What you should have running on the thin client is a bare-minimum system just
capable of running X and forwarding mouse and keboard info back to the server.
This allows you to remote-login to the server and run things, which happens *on
the server*. Only the X output is forwarded to the client for display, hence
"thin client".
My thin clients go from power-switch to logon screen in ~35 seconds. If your
system takes much longer, it's probably not a thin client. One of my thin
clients is an ancient K6-2/366 laptop with 32M, works fine.
(ii) You probably couldn't get vdpau running on the server unless the server had
a vdpau-capable graphics chipset in it. It certainly wouldn't work over the
network, because vdpau talks directly to the graphics chipset of the host which
is doing the displaying.
If you are, actually, running vdpau on your front ends, I would suggest that you
aren't running a true ltsp client, but just remote-booting a fat client.
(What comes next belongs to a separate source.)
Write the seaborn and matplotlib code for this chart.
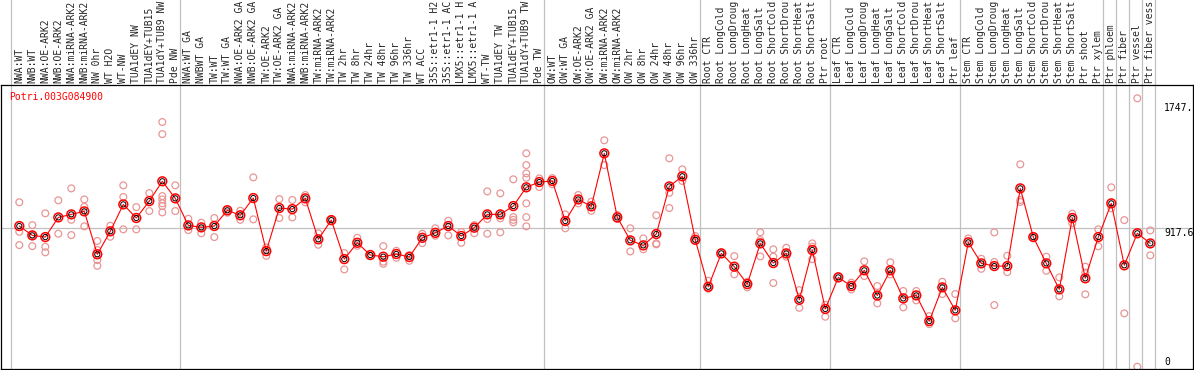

If
you're doing that, I still suggest you have a look at minimyth, since all the
hard work will have been done for you, vdpau included (thanks, Paul!).
(iii) As I have a mixed system of servers, ltsp thin clients, myth front ends
and occasional guest laptops, I felt I needed to have a little more control over
dhcp configuration than pfSense provides as a default. For example, I have
groups defined so that I don't have to repeat lines for boot files, next-server
and such for every host.
It's possible that recent pfSense versions offer more flexibility than I
realised, I haven't looked for a while. My dhcp setup has been running on my
master server since about 1998, so I haven't seen a need to change.
(iv) If you're using pfSense for dhcp, and running tftpboot (or whatever) on
another host, your configuration files are *not* on the same system, you have to
co-ordinate between the two (or more), and this can be where errors creep in.